PROVIDED MATERIAL start

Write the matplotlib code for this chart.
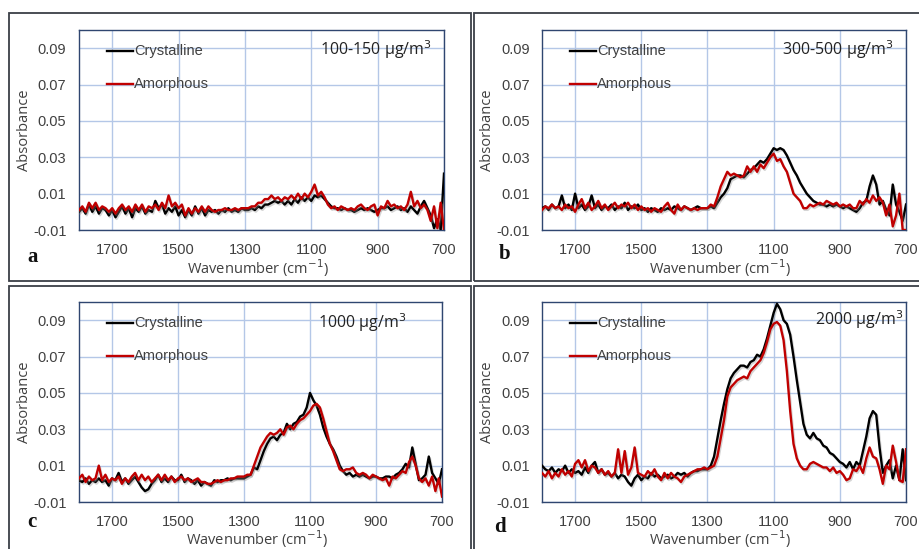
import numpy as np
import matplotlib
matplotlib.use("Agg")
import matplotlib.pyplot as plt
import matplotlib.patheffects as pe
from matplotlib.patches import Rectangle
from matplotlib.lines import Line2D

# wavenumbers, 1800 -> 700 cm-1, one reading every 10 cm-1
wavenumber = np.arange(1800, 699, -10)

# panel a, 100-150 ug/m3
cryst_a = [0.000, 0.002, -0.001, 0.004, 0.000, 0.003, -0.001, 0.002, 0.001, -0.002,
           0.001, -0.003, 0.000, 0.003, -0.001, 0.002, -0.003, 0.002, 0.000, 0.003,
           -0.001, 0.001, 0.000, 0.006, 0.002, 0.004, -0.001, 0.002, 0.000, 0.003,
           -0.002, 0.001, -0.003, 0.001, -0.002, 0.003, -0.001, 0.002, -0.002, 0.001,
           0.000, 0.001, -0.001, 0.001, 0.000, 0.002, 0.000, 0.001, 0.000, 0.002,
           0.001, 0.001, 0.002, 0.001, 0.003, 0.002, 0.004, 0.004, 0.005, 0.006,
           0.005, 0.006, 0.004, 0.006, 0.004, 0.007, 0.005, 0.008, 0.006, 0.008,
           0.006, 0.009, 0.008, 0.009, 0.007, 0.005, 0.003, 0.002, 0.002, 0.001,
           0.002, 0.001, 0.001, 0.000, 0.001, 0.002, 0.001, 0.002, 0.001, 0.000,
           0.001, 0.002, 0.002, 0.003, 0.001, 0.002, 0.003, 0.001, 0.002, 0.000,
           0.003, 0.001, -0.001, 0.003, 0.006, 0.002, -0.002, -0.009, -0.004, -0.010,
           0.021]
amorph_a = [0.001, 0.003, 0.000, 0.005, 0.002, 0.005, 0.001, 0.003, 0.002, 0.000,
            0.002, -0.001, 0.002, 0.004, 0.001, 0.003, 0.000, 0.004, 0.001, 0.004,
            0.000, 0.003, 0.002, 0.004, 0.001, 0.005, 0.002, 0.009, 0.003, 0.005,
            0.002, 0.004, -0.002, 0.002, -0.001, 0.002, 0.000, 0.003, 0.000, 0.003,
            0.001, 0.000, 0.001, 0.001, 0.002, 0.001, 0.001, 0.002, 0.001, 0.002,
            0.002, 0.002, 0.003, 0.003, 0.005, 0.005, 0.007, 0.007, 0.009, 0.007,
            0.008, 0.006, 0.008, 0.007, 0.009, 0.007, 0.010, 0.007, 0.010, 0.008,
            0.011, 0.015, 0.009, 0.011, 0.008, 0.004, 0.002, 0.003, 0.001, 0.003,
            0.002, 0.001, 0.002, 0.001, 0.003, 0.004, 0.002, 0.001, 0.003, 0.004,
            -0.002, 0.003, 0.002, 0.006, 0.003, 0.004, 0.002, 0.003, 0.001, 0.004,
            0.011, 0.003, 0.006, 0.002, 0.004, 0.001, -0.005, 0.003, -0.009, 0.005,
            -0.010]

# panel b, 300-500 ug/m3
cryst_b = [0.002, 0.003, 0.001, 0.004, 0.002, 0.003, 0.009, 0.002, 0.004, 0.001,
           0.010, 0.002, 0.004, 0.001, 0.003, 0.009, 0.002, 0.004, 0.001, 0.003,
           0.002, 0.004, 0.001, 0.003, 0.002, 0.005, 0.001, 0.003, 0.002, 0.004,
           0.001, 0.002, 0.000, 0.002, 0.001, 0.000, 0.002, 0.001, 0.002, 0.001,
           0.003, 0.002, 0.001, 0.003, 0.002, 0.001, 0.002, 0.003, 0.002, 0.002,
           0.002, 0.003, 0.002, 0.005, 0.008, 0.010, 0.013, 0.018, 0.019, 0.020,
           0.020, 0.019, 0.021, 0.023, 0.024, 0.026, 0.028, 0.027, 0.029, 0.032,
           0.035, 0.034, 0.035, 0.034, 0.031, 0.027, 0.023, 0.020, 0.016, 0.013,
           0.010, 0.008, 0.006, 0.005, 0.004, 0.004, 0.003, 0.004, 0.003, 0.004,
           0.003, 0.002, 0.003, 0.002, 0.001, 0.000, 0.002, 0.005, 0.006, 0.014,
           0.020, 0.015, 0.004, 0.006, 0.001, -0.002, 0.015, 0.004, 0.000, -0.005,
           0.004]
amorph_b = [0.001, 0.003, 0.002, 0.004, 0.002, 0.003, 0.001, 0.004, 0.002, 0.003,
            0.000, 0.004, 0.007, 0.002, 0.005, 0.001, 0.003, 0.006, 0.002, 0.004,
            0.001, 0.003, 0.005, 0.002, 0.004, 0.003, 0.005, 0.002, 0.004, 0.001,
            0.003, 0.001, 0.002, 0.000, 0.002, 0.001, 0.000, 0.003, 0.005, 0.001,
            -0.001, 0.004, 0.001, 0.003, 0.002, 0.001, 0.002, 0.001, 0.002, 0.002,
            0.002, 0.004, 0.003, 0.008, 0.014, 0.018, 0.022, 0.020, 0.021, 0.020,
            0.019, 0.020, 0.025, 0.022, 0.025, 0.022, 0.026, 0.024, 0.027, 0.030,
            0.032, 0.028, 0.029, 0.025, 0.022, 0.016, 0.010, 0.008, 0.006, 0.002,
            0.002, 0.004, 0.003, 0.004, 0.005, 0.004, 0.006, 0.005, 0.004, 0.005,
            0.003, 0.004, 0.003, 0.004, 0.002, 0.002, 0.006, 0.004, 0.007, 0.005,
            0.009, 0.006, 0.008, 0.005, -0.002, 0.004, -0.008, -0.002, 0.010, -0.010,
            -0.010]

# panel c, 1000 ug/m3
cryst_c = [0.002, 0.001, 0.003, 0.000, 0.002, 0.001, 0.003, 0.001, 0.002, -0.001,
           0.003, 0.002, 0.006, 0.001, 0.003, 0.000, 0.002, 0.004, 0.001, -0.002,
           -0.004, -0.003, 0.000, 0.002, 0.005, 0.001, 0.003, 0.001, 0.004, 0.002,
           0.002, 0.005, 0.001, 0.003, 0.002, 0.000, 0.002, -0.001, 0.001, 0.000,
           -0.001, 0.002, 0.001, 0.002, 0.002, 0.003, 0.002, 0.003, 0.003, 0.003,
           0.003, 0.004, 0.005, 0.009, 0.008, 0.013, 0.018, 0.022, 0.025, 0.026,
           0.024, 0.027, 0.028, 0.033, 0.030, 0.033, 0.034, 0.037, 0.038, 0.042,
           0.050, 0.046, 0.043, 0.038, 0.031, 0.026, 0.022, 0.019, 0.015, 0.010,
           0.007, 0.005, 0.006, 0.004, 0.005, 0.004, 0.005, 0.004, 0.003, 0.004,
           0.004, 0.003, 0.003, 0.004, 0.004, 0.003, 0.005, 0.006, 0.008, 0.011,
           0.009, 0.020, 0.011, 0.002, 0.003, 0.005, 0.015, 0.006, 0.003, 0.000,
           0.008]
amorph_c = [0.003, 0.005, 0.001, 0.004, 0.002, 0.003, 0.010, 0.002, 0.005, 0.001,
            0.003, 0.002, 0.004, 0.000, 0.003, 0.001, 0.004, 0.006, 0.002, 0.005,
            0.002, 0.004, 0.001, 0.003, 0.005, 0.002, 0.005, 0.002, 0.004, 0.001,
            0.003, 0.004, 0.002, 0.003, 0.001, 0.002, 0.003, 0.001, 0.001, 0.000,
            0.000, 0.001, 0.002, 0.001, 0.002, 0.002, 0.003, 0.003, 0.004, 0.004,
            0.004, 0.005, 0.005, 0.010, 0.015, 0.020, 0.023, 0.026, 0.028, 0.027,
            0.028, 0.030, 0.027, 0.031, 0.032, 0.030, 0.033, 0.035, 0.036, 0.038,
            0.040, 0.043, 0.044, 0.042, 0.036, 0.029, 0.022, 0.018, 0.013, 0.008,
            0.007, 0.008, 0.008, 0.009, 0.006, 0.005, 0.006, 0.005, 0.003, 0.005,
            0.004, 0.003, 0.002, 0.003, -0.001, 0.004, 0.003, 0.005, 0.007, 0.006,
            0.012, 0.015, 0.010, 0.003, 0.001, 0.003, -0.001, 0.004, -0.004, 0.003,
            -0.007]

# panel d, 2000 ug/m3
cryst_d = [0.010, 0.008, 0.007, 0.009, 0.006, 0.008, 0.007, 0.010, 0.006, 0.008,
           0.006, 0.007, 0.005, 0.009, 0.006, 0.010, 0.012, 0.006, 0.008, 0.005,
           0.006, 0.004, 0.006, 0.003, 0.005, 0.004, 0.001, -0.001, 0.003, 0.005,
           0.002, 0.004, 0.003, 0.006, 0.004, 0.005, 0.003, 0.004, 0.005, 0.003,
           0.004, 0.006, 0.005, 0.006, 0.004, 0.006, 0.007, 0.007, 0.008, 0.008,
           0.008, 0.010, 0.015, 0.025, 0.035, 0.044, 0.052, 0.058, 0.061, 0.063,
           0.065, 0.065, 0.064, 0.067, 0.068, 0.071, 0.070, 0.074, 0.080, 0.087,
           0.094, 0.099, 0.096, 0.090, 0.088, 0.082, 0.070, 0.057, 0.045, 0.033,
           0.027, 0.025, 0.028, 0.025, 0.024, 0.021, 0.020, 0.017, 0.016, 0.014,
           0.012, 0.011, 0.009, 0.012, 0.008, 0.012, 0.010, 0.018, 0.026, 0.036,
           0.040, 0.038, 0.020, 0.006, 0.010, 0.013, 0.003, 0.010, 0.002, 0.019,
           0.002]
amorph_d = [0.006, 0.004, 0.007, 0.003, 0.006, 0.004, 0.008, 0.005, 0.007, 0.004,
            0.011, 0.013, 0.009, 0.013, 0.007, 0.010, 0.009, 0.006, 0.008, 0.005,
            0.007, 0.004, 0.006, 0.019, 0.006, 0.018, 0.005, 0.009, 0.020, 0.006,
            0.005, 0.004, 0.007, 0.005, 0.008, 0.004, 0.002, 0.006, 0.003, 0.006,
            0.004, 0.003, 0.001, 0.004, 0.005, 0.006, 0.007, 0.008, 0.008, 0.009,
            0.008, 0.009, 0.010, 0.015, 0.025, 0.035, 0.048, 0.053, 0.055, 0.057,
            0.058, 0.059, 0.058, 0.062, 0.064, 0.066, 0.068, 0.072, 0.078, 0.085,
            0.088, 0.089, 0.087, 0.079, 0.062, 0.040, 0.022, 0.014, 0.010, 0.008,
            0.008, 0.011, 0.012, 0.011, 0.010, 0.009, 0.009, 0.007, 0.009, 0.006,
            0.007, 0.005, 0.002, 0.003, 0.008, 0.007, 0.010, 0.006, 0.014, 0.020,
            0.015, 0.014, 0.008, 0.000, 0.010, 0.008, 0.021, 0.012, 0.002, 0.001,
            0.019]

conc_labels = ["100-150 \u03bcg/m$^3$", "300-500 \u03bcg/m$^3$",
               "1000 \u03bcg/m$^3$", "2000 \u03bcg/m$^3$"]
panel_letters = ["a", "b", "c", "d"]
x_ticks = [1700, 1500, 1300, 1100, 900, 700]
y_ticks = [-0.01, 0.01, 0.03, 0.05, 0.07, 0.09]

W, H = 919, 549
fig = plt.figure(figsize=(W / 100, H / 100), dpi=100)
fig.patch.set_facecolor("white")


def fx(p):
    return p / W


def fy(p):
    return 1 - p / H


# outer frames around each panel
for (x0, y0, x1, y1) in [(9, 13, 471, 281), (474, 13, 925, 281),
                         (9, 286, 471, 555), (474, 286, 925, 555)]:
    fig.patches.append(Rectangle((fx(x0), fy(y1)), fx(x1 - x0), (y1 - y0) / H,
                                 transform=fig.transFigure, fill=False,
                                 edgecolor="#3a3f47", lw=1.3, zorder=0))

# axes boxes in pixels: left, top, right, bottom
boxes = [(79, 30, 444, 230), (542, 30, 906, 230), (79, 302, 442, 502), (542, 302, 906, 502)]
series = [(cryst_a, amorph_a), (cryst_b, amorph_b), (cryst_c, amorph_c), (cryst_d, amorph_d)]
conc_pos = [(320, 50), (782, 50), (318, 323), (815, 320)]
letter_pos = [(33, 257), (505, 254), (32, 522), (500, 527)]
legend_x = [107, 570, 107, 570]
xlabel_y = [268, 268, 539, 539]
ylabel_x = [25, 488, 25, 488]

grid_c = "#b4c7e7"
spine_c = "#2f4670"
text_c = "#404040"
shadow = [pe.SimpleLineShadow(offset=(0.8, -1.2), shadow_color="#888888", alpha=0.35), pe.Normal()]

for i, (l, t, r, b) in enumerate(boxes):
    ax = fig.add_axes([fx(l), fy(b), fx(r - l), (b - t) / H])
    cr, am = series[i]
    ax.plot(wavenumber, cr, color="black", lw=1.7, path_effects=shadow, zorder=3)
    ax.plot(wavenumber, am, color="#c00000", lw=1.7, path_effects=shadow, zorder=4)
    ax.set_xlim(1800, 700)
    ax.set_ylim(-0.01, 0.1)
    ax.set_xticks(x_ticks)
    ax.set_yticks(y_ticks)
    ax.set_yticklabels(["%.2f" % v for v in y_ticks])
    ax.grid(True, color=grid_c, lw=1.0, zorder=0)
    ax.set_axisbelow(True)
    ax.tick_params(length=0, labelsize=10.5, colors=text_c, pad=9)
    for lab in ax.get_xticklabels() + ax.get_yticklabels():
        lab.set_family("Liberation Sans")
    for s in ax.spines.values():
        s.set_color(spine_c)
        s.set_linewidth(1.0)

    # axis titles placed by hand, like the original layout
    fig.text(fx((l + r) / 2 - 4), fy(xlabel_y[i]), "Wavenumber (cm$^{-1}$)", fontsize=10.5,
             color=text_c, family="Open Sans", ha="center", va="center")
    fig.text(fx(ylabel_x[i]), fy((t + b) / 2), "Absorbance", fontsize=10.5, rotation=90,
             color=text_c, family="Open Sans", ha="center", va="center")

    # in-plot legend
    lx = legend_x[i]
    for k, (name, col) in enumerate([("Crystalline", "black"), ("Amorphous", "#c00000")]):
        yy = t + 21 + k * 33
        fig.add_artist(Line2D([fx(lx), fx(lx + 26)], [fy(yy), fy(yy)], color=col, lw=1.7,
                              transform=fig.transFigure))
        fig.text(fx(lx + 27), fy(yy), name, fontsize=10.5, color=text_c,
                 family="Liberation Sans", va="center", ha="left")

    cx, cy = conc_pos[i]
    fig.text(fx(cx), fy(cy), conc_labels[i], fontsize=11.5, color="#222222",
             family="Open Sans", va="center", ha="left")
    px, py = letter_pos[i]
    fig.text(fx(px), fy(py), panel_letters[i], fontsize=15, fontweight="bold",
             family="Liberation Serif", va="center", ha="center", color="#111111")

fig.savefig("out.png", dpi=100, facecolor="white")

PROVIDED MATERIAL end

THE REQUEST -
Restate each line from the start of the listing through the line bearing "wavenumber = np.arange(1800, 699, -10)" word for word. Drop the pictures.

EXERCISE SOLUTION -
Write the matplotlib code for this chart.
import numpy as np
import matplotlib
matplotlib.use("Agg")
import matplotlib.pyplot as plt
import matplotlib.patheffects as pe
from matplotlib.patches import Rectangle
from matplotlib.lines import Line2D

# wavenumbers, 1800 -> 700 cm-1, one reading every 10 cm-1
wavenumber = np.arange(1800, 699, -10)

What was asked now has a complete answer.